Stulberg: Generally speaking, it’s good to stop one rep short. If you are constantly killing yourself, you can’t pick up the next day. Rather than aim to crush yourself, aim to find a sustainable rhythm. Also, surround yourself wisely. Community is such a powerful motivating factor. The people with whom you surround yourself shape you. They pick you up when you are down and provide gravity when you are flying.
8. Follow the traits of high achievers.
Crossman: What traits do the best athletes, readers and thinkers—really, the highest achievers, regardless of the genre in which they excel—have in common?

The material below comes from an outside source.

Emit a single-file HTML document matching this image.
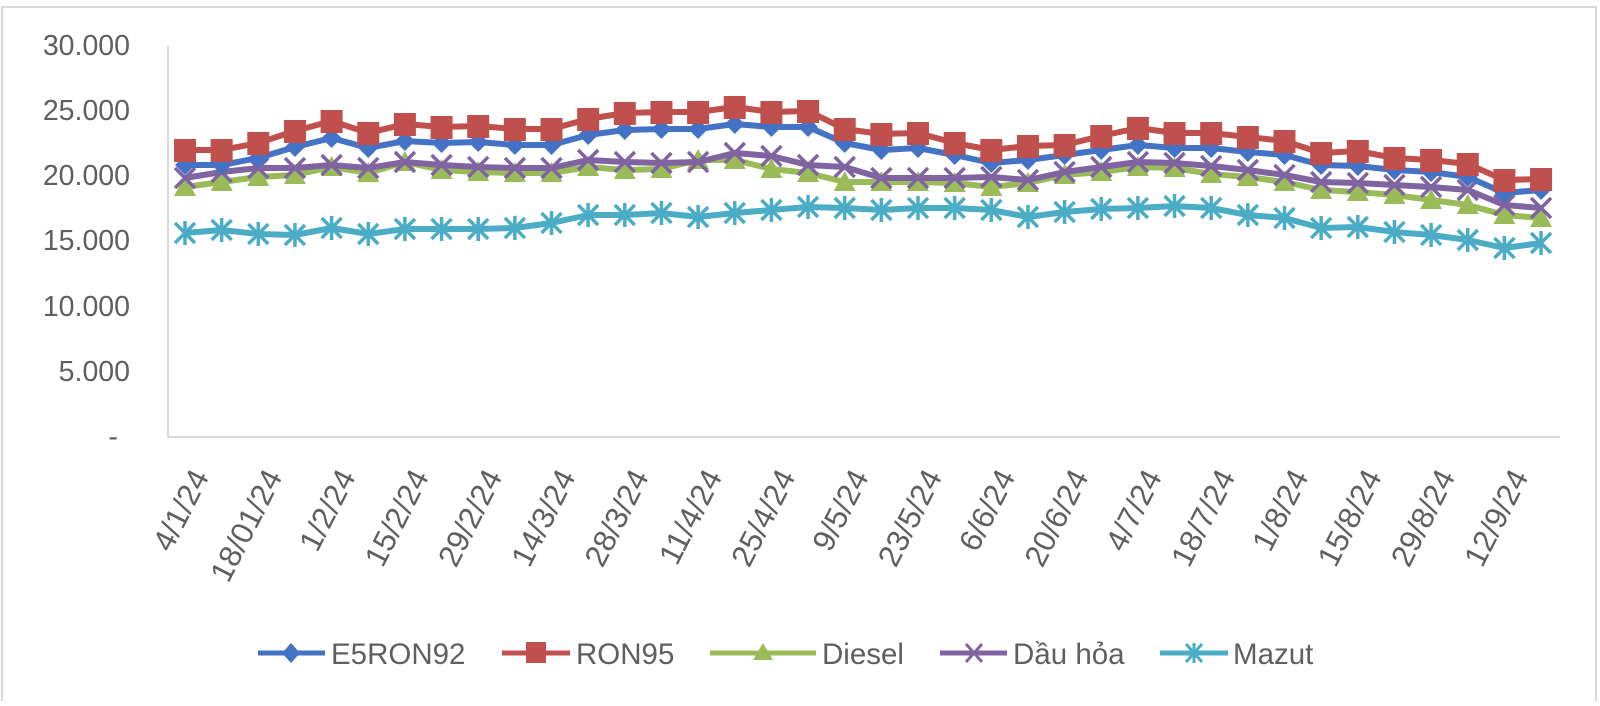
<!DOCTYPE html>
<html><head><meta charset="utf-8"><style>
html,body{margin:0;padding:0;background:#fff;}
body{width:1600px;height:701px;overflow:hidden;}
svg text{font-family:"Liberation Sans",Arial,sans-serif;fill:#5f5f5f;}
</style></head><body>
<svg id="c" width="1600" height="701" xmlns="http://www.w3.org/2000/svg">
<rect x="2" y="7" width="1594" height="700" fill="#fff" stroke="#d9d9d9" stroke-width="2"/>
<line x1="168" y1="46" x2="168" y2="437" stroke="#d9d9d9" stroke-width="2"/>
<line x1="168" y1="437" x2="1560" y2="437" stroke="#d9d9d9" stroke-width="2"/>
<g font-size="28.5" text-anchor="end">
<text x="130" y="55">30.000</text>
<text x="130" y="120">25.000</text>
<text x="130" y="185">20.000</text>
<text x="130" y="250">15.000</text>
<text x="130" y="316">10.000</text>
<text x="130" y="381">5.000</text>
<text x="118" y="446">-</text>
</g>
<g id="xl" font-size="31" text-anchor="end"></g>
<g id="series"></g>
<g font-size="29.5">
<line x1="258" y1="653" x2="325" y2="653" stroke="#4472c4" stroke-width="5"/>
<path d="M291 643 L300 653 L291 663 L282 653Z" fill="#4472c4"/>
<text x="331" y="664">E5RON92</text>
<line x1="502" y1="653" x2="570" y2="653" stroke="#c0504d" stroke-width="5"/>
<rect x="526" y="642" width="20" height="21" fill="#c0504d"/>
<text x="576" y="664">RON95</text>
<line x1="710" y1="653" x2="816" y2="653" stroke="#9bbb59" stroke-width="5"/>
<path d="M763 643 L773 660 L753 660Z" fill="#9bbb59"/>
<text x="822" y="664">Diesel</text>
<line x1="940" y1="653" x2="1007" y2="653" stroke="#8064a2" stroke-width="5"/>
<path d="M966 644 L982 662 M982 644 L966 662" stroke="#8064a2" stroke-width="3"/>
<text x="1013" y="664">Dầu hỏa</text>
<line x1="1160" y1="653" x2="1228" y2="653" stroke="#4bacc6" stroke-width="5"/>
<path d="M1186 644 L1202 662 M1202 644 L1186 662 M1194 643 L1194 663" stroke="#4bacc6" stroke-width="3"/>
<text x="1233" y="664">Mazut</text>
</g>
</svg>
<script>
var NS="http://www.w3.org/2000/svg";
function X(i){return 185+i*36.65;}
var labels=["4/1/24","18/01/24","1/2/24","15/2/24","29/2/24","14/3/24","28/3/24","11/4/24","25/4/24","9/5/24","23/5/24","6/6/24","20/6/24","4/7/24","18/7/24","1/8/24","15/8/24","29/8/24","12/9/24"];
var xl=document.getElementById("xl");
labels.forEach(function(l,k){var x=X(k*2)+4,y=466;var t=document.createElementNS(NS,"text");t.setAttribute("x",x);t.setAttribute("y",y);t.setAttribute("transform","rotate(-63 "+x+" "+y+")");t.setAttribute("dy","0.75em");t.textContent=l;xl.appendChild(t);});
var S=[
{c:"#4bacc6",m:"ast",y:[233,230,234,235,228,234,229,229,229,228,223,215,215,213,217,213,210,207,208,210,208,208,210,217,212,209,208,206,208,215,218,228,227,232,235,240,248,243]},
{c:"#9bbb59",m:"tri",y:[187,182,177,175,167,173,162,170,172,173,173,167,170,169,160,160,169,173,182,182,182,183,187,183,175,172,167,168,174,177,182,190,192,195,200,205,215,218]},
{c:"#8064a2",m:"x",y:[178,172,168,168,165,168,162,165,167,168,168,160,162,163,162,153,156,165,167,178,178,178,177,180,172,167,162,163,166,170,175,182,183,185,187,190,205,208]},
{c:"#4472c4",m:"dia",y:[165,165,158,147,138,148,141,143,142,145,145,135,130,129,129,124,127,127,143,150,148,155,163,160,155,150,145,148,148,152,155,165,166,170,172,177,193,190]},
{c:"#c0504d",m:"sq",y:[150,150,143,131,121,133,124,127,126,129,129,119,113,112,112,107,112,111,129,134,133,143,150,146,145,136,128,133,133,137,141,153,151,158,160,164,180,179]}
];
var g=document.getElementById("series");
function el(n,a){var e=document.createElementNS(NS,n);for(var k in a)e.setAttribute(k,a[k]);g.appendChild(e);return e;}
S.forEach(function(s){
 var pts=s.y.map(function(y,i){return X(i).toFixed(1)+","+y;}).join(" ");
 el("polyline",{points:pts,fill:"none",stroke:s.c,"stroke-width":6,"stroke-linejoin":"round"});
 s.y.forEach(function(y,i){var x=X(i);
  if(s.m=="sq")el("rect",{x:x-11,y:y-11,width:22,height:23,fill:s.c});
  else if(s.m=="dia")el("path",{d:"M"+x+" "+(y-10)+"L"+(x+10)+" "+y+"L"+x+" "+(y+10)+"L"+(x-10)+" "+y+"Z",fill:s.c});
  else if(s.m=="tri")el("path",{d:"M"+x+" "+(y-11)+"L"+(x+11)+" "+(y+9)+"L"+(x-11)+" "+(y+9)+"Z",fill:s.c});
  else if(s.m=="x")el("path",{d:"M"+(x-10)+" "+(y-10)+"L"+(x+10)+" "+(y+10)+"M"+(x+10)+" "+(y-10)+"L"+(x-10)+" "+(y+10),stroke:s.c,"stroke-width":3.5});
  else el("path",{d:"M"+(x-10)+" "+(y-10)+"L"+(x+10)+" "+(y+10)+"M"+(x+10)+" "+(y-10)+"L"+(x-10)+" "+(y+10)+"M"+x+" "+(y-12)+"L"+x+" "+(y+12),stroke:s.c,"stroke-width":3.5});
 });
});
</script>
</body></html>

Stulberg: Fierce self-discipline. Fierce self-compassion. Community and a strong support network. Coaching or mentorship. Minimize distractions. Follow the growth equation. Luck (it’s not all luck, but luck definitely plays a part). Good sleep habits. The ability to hold competing ideas at the same time (e.g., I am good enough as I am and I want to get better.) Humility: they can be secure and confident and at the same time realize there is so much that they don’t know.
9. Clear your head.
Crossman: If I get stuck on a story, I take a bike ride or a hike, usually on a greenway or an “easy” trail. It’s usually only a few minutes before I skid to a stop, pull out my notebook and write down the solution to whatever vexed me. Sometimes it takes longer, I guess, but I always come back unstuck. What (if anything) is happening inside my brain out there that allows me to think more clearly?

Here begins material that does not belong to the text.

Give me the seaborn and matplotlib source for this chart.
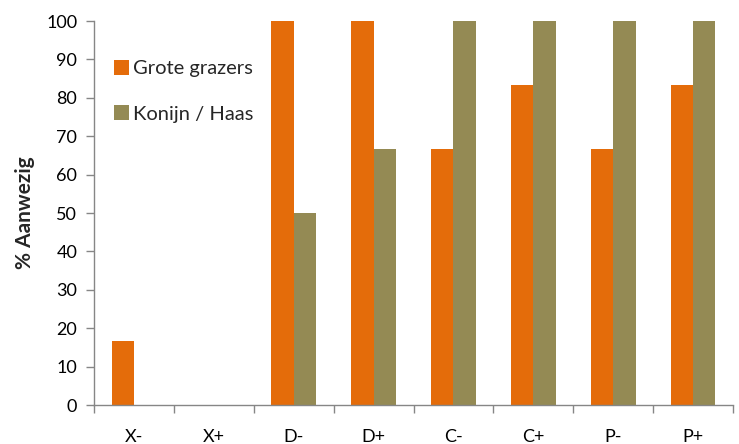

Stulberg: This is a fascinating phenomenon that is actually quite common. The latest scientific hypothesis goes like this: when you are walking, riding, hiking, etc., your brain needs to coordinate your movements. This provides just enough distraction to take the effortful-thinking, conscious part of your brain offline a bit. In doing so, your more subconscious brain networks come online. Breakthrough thoughts and moments of insight often happen from this part of the brain. It’s almost as if you are freeing up the part of your brain that is trying to make a thought happen so that the part of your brain that lets thoughts happen can shine.
10. Embrace the process of process.
Crossman: In your next book, The Practice of Groundedness (to be released in September), you examine the “never enough” ethos that permeates modern culture. That hits home for a lot of solopreneurs. How does what you found apply to exercise and work?
Stulberg: This is why I wrote the book! We trick ourselves into thinking that we’ll finally arrive, we’ll finally be happy or fulfilled if we just do this or accomplish that. But the truth is that the goal post is always 10 yards down the field.
The Practice of Groundedness proposes a radical new path to success that isn’t about some external goal or obsession that is out in front of you, but rather about finding internal fulfillment and contentedness. It’s the antidote to what I call heroic individualism, or valuing yourself based on measurable results and constantly trying to one-up yourself and others. This kind of so-called “success” tends to leave people feeling anxious and empty, whether they accomplish it or not.
Groundedness, on the other hand, is about developing a reservoir of inner strength, fortitude, and belonging that can sustain you through the highs and lows of striving toward whatever it is that you find meaningful.